I've climbed a mountain, I've been on live radio, I've been on tv, I have made an acceptance speech at an awards ceremony, I've done an indoor free fall, been on rollercoasters (I hate them), I ran 5k without stopping and I've given talks and presentations many times, but today I took on a challenge that intimidated me more than all those things put together. I attended my first spin class.
The only previous time I sat on a spin bike was seven years ago as part of a warm-up pre-bootcamp session. It lasted less than five seconds. When I attempted to put my foot in the caged pedal, the other pedal spun into my free calf and gashed it severely requiring me to receive first aid. You can see why I was put off. That's the second time I've been injured by a piece of gym equipment but that's another story.
In preparation, I laid out what I thought to be appropriate gym gear the night before. I also read a few online articles about what to expect. The first piece led me to rethink every item of clothing as it was all wrong -- including the trainers. Good news though, nobody has ever fallen off a spin bike, although apparently I would think I may be the first person to disprove that theory.

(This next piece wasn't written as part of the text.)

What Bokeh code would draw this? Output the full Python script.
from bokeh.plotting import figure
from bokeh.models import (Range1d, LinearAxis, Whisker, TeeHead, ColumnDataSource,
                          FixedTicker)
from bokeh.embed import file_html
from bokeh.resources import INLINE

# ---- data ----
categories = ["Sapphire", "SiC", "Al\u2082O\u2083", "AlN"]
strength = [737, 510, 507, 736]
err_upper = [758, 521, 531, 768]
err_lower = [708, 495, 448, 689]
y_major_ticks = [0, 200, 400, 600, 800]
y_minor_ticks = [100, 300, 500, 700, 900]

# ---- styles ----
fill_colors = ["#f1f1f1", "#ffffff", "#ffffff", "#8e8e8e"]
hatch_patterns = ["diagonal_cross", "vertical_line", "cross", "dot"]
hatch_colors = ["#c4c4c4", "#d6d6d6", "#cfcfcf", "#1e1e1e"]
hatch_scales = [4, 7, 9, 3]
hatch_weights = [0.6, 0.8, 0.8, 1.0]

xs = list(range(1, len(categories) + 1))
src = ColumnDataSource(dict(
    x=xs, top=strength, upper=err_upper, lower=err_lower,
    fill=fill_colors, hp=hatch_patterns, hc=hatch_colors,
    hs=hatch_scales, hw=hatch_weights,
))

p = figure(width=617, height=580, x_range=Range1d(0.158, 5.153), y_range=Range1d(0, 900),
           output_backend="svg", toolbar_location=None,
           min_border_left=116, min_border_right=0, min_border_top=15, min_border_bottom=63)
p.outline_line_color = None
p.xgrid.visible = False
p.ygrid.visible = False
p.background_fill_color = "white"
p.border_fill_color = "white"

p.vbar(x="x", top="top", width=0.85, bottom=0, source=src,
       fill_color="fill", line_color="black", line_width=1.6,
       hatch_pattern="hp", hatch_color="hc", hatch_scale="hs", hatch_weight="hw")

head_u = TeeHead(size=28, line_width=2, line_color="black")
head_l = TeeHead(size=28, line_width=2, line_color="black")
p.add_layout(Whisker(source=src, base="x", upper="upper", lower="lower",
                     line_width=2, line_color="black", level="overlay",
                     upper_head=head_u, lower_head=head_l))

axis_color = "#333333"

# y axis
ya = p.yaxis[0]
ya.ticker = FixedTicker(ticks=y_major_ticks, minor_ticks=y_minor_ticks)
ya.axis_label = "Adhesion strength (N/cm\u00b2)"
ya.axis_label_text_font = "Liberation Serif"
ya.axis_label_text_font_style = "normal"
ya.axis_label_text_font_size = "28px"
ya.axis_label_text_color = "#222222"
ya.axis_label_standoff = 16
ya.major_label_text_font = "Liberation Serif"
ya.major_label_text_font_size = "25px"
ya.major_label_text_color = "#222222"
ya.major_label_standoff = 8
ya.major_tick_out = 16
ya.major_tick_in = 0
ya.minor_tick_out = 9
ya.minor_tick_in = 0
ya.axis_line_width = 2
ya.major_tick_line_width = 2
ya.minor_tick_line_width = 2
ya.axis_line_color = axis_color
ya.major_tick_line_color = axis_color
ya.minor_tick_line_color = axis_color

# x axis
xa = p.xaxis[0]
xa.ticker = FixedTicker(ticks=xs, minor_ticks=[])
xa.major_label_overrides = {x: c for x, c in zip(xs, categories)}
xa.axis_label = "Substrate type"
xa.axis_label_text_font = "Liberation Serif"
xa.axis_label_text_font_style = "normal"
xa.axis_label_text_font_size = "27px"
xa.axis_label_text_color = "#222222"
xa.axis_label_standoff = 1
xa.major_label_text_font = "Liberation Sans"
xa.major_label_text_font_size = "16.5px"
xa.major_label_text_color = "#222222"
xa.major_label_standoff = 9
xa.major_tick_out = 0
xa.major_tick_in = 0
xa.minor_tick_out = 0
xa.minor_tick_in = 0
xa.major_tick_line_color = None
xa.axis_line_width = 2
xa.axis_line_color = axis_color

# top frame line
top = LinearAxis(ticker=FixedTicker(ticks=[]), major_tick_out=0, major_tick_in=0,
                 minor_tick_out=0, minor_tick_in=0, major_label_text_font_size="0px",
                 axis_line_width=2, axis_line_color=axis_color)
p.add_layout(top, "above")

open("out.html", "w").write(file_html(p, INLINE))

I mentally prepared myself and nothing else I read was all that bad. I kept telling myself that I was doing something good and kind for my body even though it would probably hate me for it. It may well report me for abuse but I have to admit that the desire to get fit and lose weight is ever so slightly greater than my fear to spin.
I suddenly remembered that many moons ago, I purchased a pair of padded cycling shorts for a bike that I bought and rode three times before selling it.

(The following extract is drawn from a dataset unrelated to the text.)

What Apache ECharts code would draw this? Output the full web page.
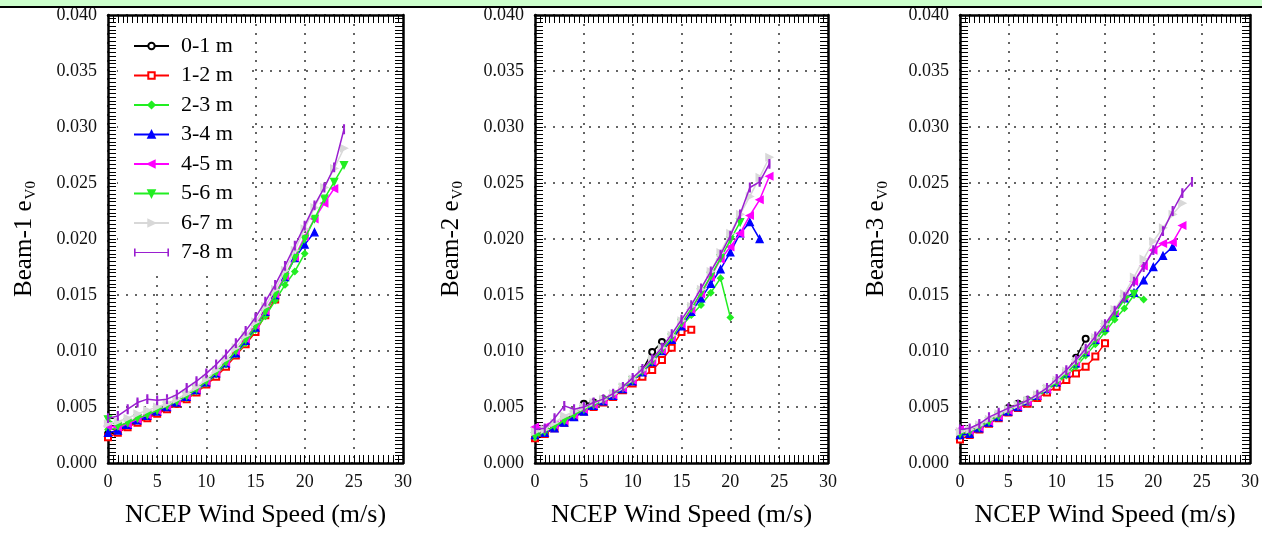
<!DOCTYPE html>
<html>
<head>
<meta charset="utf-8">
<script src="https://cdn.jsdelivr.net/npm/echarts@6/dist/echarts.min.js"></script>
<style>html,body{margin:0;padding:0;background:#fff;}#c{width:1262px;height:546px;}</style>
</head>
<body>
<div id="c"></div>
<script>
// ---- data ----
var seriesNames = ['0-1 m','1-2 m','2-3 m','3-4 m','4-5 m','5-6 m','6-7 m','7-8 m'];
var xTicks = [0,5,10,15,20,25,30];
var beamLabels = ['Beam-1','Beam-2','Beam-3'];

// Beam-1 (values at wind speed 0,1,2,...)
var b1_s0 = [0.0026,0.0029,0.0033,0.0037,0.0041,0.0045,0.0049,0.0053,0.0058,0.0064,0.0071,0.0079,0.0088];
var b1_s1 = [0.0023,0.0027,0.0032,0.0036,0.0040,0.0044,0.0048,0.0053,0.0057,0.0063,0.0070,0.0077,0.0086,0.0096,0.0106,0.0117,0.0132,0.0146];
var b1_s2 = [0.0030,0.0031,0.0034,0.0038,0.0042,0.0046,0.0050,0.0054,0.0058,0.0064,0.0071,0.0079,0.0088,0.0097,0.0107,0.0119,0.0131,0.0145,0.0159,0.0171,0.0187];
var b1_s3 = [0.0027,0.0029,0.0034,0.0038,0.0042,0.0046,0.0050,0.0054,0.0059,0.0065,0.0072,0.0080,0.0089,0.0098,0.0109,0.0121,0.0135,0.0150,0.0166,0.0183,0.0195,0.0206];
var b1_s4 = [0.0033,0.0032,0.0035,0.0039,0.0043,0.0047,0.0051,0.0055,0.0060,0.0066,0.0073,0.0081,0.0090,0.0100,0.0111,0.0123,0.0136,0.0151,0.0167,0.0184,0.0202,0.0218,0.0232,0.0245];
var b1_s5 = [0.0039,0.0033,0.0036,0.0040,0.0043,0.0047,0.0051,0.0055,0.0060,0.0066,0.0073,0.0081,0.0090,0.0100,0.0110,0.0122,0.0135,0.0150,0.0166,0.0183,0.0200,0.0218,0.0236,0.0251,0.0266];
var b1_s6 = [0.0035,0.0037,0.0040,0.0044,0.0047,0.0050,0.0053,0.0057,0.0062,0.0068,0.0075,0.0083,0.0093,0.0103,0.0114,0.0126,0.0140,0.0155,0.0172,0.0190,0.0209,0.0228,0.0246,0.0263,0.0281];
var b1_s7 = [0.0040,0.0042,0.0048,0.0054,0.0057,0.0056,0.0057,0.0061,0.0067,0.0073,0.0080,0.0088,0.0097,0.0107,0.0118,0.0130,0.0144,0.0159,0.0176,0.0194,0.0212,0.0230,0.0246,0.0264,0.0298];

// Beam-2
var b2_s0 = [0.0025,0.0028,0.0033,0.0038,0.0044,0.0053,0.0054,0.0057,0.0061,0.0067,0.0074,0.0083,0.0099,0.0108];
var b2_s1 = [0.0022,0.0026,0.0031,0.0036,0.0041,0.0046,0.0050,0.0054,0.0059,0.0065,0.0071,0.0077,0.0083,0.0092,0.0103,0.0117,0.0119];
var b2_s2 = [0.0023,0.0027,0.0032,0.0037,0.0042,0.0047,0.0051,0.0055,0.0060,0.0066,0.0073,0.0081,0.0090,0.0100,0.0110,0.0122,0.0132,0.0141,0.0152,0.0165,0.0130];
var b2_s3 = [0.0025,0.0027,0.0031,0.0036,0.0041,0.0046,0.0051,0.0055,0.0060,0.0066,0.0073,0.0081,0.0090,0.0100,0.0110,0.0122,0.0135,0.0147,0.0160,0.0173,0.0188,0.0205,0.0215,0.0200];
var b2_s4 = [0.0032,0.0032,0.0034,0.0038,0.0043,0.0048,0.0052,0.0056,0.0061,0.0067,0.0074,0.0082,0.0091,0.0101,0.0112,0.0124,0.0137,0.0151,0.0166,0.0182,0.0193,0.0205,0.0221,0.0235,0.0256];
var b2_s5 = [0.0024,0.0028,0.0033,0.0038,0.0043,0.0048,0.0052,0.0056,0.0061,0.0067,0.0074,0.0082,0.0091,0.0101,0.0112,0.0125,0.0138,0.0152,0.0167,0.0183,0.0199,0.0215];
var b2_s6 = [0.0028,0.0030,0.0036,0.0042,0.0046,0.0050,0.0054,0.0057,0.0062,0.0068,0.0075,0.0083,0.0093,0.0103,0.0114,0.0127,0.0140,0.0155,0.0171,0.0188,0.0205,0.0222,0.0238,0.0255,0.0273];
var b2_s7 = [0.0030,0.0031,0.0040,0.0051,0.0048,0.0050,0.0054,0.0057,0.0062,0.0068,0.0076,0.0084,0.0093,0.0103,0.0115,0.0128,0.0141,0.0156,0.0171,0.0186,0.0203,0.0222,0.0246,0.0251,0.0267];

// Beam-3
var b3_s0 = [0.0025,0.0028,0.0033,0.0038,0.0043,0.0049,0.0053,0.0056,0.0060,0.0066,0.0073,0.0081,0.0094,0.0111];
var b3_s1 = [0.0021,0.0025,0.0030,0.0035,0.0040,0.0045,0.0049,0.0053,0.0058,0.0063,0.0068,0.0074,0.0080,0.0086,0.0095,0.0107];
var b3_s2 = [0.0024,0.0026,0.0031,0.0036,0.0041,0.0046,0.0050,0.0054,0.0059,0.0065,0.0071,0.0078,0.0086,0.0096,0.0106,0.0117,0.0128,0.0138,0.0150,0.0146];
var b3_s3 = [0.0025,0.0026,0.0031,0.0036,0.0041,0.0046,0.0050,0.0055,0.0060,0.0066,0.0072,0.0080,0.0089,0.0099,0.0110,0.0121,0.0134,0.0147,0.0152,0.0163,0.0175,0.0185,0.0193];
var b3_s4 = [0.0030,0.0029,0.0032,0.0037,0.0042,0.0047,0.0051,0.0055,0.0060,0.0066,0.0073,0.0081,0.0090,0.0100,0.0111,0.0122,0.0135,0.0149,0.0162,0.0176,0.0190,0.0196,0.0197,0.0212];
var b3_s5 = [0.0026,0.0028,0.0032,0.0037,0.0042,0.0047,0.0051,0.0055,0.0060,0.0066,0.0072,0.0080,0.0089,0.0099,0.0110,0.0121,0.0133,0.0146,0.0151];
var b3_s6 = [0.0028,0.0030,0.0034,0.0039,0.0044,0.0048,0.0052,0.0056,0.0061,0.0067,0.0074,0.0082,0.0091,0.0101,0.0112,0.0124,0.0137,0.0151,0.0166,0.0182,0.0198,0.0210,0.0222,0.0232];
var b3_s7 = [0.0030,0.0031,0.0035,0.0041,0.0045,0.0049,0.0052,0.0056,0.0061,0.0067,0.0075,0.0083,0.0092,0.0102,0.0113,0.0124,0.0136,0.0148,0.0162,0.0175,0.0190,0.0207,0.0225,0.0241,0.0251];

var beams = [
  [b1_s0,b1_s1,b1_s2,b1_s3,b1_s4,b1_s5,b1_s6,b1_s7],
  [b2_s0,b2_s1,b2_s2,b2_s3,b2_s4,b2_s5,b2_s6,b2_s7],
  [b3_s0,b3_s1,b3_s2,b3_s3,b3_s4,b3_s5,b3_s6,b3_s7]
];

// ---- styles ----
var FONT = '"Liberation Serif", "DejaVu Serif", serif';
var colors  = ['#000000','#ff0000','#22ee22','#0000ff','#ff00ff','#22ee22','#d8d8d8','#9a1fd0'];
var symbols = ['emptyCircle','emptyRect','diamond','triangle','triangle','triangle','triangle','rect'];
var rotates = [0,0,0,0,90,180,-90,0];
var sizes   = [6,6,6,7,7,7,7,[1.5,7]];
var BAR_ICON = 'path://M0,0 h1.6 v3.4 h31.8 v-3.4 h1.6 v8 h-1.6 v-3.4 h-31.8 v3.4 h-1.6 z';

var gridPos = [
  {left:108, top:15, width:295, height:448},
  {left:535, top:15, width:293, height:448},
  {left:960, top:15, width:295, height:448}
];

var grids = [], xAxes = [], yAxes = [], series = [];
gridPos.forEach(function(g, gi){
  grids.push({left:g.left, top:g.top, width:g.width, height:g.height, show:false});
  var tickCommon = {show:true, inside:true, length:8, lineStyle:{color:'#000', width:1}};
  var lineCommon = {show:true, onZero:false, lineStyle:{color:'#000', width:2.5}};
  // bottom x
  xAxes.push({
    type:'value', gridIndex:gi, min:0, max:30, interval:5, position:'bottom',
    axisLine:lineCommon, axisTick:tickCommon,
    minorTick:{show:true, splitNumber:10, length:8, lineStyle:{color:'#000', width:1}},
    splitLine:{show:true, lineStyle:{color:'#333', width:1.5, type:[2,7]}},
    axisLabel:{fontFamily:FONT, fontSize:18, color:'#111', margin:10},
    name:'NCEP Wind Speed (m/s)', nameLocation:'middle', nameGap:39,
    nameTextStyle:{fontFamily:FONT, fontSize:26, color:'#000'}
  });
  // top x (frame)
  xAxes.push({
    type:'value', gridIndex:gi, min:0, max:30, interval:5, position:'top',
    axisLine:lineCommon, axisTick:tickCommon,
    minorTick:{show:true, splitNumber:10, length:8, lineStyle:{color:'#000', width:1}},
    splitLine:{show:false}, axisLabel:{show:false}
  });
  // left y
  yAxes.push({
    type:'value', gridIndex:gi, min:0, max:0.04, interval:0.005, position:'left',
    axisLine:lineCommon, axisTick:tickCommon,
    minorTick:{show:true, splitNumber:15, length:8, lineStyle:{color:'#000', width:1}},
    splitLine:{show:true, lineStyle:{color:'#333', width:1.5, type:[2,7]}},
    axisLabel:{fontFamily:FONT, fontSize:18, color:'#111', margin:11,
      formatter:function(v){return v.toFixed(3);}},
    name:'{m|' + beamLabels[gi] + ' e}{s|V0}', nameLocation:'middle', nameGap:68,
    nameTextStyle:{fontFamily:FONT, fontSize:25, color:'#000',
      rich:{
        m:{fontFamily:FONT, fontSize:25, color:'#000', lineHeight:28, verticalAlign:'top'},
        s:{fontFamily:FONT, fontSize:15, color:'#000', lineHeight:15, verticalAlign:'top', padding:[12,0,0,1]}
      }}
  });
  // right y (frame)
  yAxes.push({
    type:'value', gridIndex:gi, min:0, max:0.04, interval:0.005, position:'right',
    axisLine:lineCommon, axisTick:tickCommon,
    minorTick:{show:true, splitNumber:15, length:8, lineStyle:{color:'#000', width:1}},
    splitLine:{show:false}, axisLabel:{show:false}
  });

  beams[gi].forEach(function(arr, si){
    series.push({
      type:'line', name:seriesNames[si],
      xAxisIndex:gi*2, yAxisIndex:gi*2,
      data:arr.map(function(v,i){return [i, v];}),
      symbol:symbols[si], symbolSize:sizes[si], symbolRotate:rotates[si],
      showAllSymbol:true,
      lineStyle:{color:colors[si], width:1.5},
      itemStyle:{color:colors[si], borderColor:colors[si], borderWidth:1.3},
      z:2+si, animation:false
    });
  });
});

var legendData = seriesNames.map(function(n, i){
  return i === 7 ? {name:n, icon:BAR_ICON, itemStyle:{borderWidth:0}} : {name:n};
});

var chart = echarts.init(document.getElementById('c'), null, {renderer:'canvas'});
chart.setOption({
  backgroundColor:'#fff',
  animation:false,
  grid:grids, xAxis:xAxes, yAxis:yAxes, series:series,
  legend:{
    data:legendData, orient:'vertical', left:118, top:24,
    padding:[11,13,12,15], backgroundColor:'#fff',
    itemWidth:35, itemHeight:8, itemGap:7.5,
    textStyle:{fontFamily:FONT, fontSize:22, color:'#000', lineHeight:22, padding:[0,0,0,7]},
    z:10
  },
  graphic:[
    {type:'rect', left:0, top:0, shape:{width:1262, height:6}, style:{fill:'#ccffcc'}, z:100},
    {type:'rect', left:0, top:6, shape:{width:1262, height:2}, style:{fill:'#000'}, z:100}
  ]
});
</script>
</body>
</html>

I looked everywhere but it would appear they have also long gone even though the helmet remains -- just in case I rent a Boris Bike or whatever they're called these days. To my great joy, I discovered a padded bicycle seat cover at the bottom of a box. Yes!
The time arrived and I dressed in cycling shorts and clingy wicker fabric top as advised. I grabbed a towel, some water, wipes, deodorant, sweat bands and off I went. I walked to the gym repeating my mantra all the way there: If I can climb a mountain; I can do a half an hour spin class.
I went straight to the studio 15 minutes early and the instructor, Leon, was there.
There was already a towel -- holiday poolside style -- reserving one particular bike. I chose mine, fitted the padded seat and Leon helped me to adjust all the settings and got me on the thing without injury. Hurrah! That felt like an achievement.
People started to arrive and I told Leon that should I cry, he was to ignore me. The lights went out, the music started and I began to pedal.
My first thought was, unsurprisingly, "I'm the first person who's ever going to fall off a bike," my second was, "thank God for the padded seat cover".
The smell in the room at the half-way mark wasn't pleasant but I was still pedalling so I didn't really care. I can't lie, I didn't do exactly everything that Leon told us to do mainly due to my thighs shaking but I tried my best, pedalled hard and didn't fall off.
When it was all over, I was so happy -- more that it was over than I'd actually made it through. I slowly dismounted to avoid last minute gashing and my legs gave way. I felt like a jelly.
After endless stretching, I made my way home albeit like a person with no leg bones. I probably looked drunk. I checked my phone and my friend had texted to ask if the saddle cover had helped. I honestly don't know how people manage without because no, it did not help. I felt like I'd been shafted by a huge stallion.
Did I enjoy it? No.
Why? It was tough going and it hurt.
Will I go again? Yes.
Why?
I have a feeling it's going to work. Much like the spin cycle on my washing machine. Fast & furious does the job.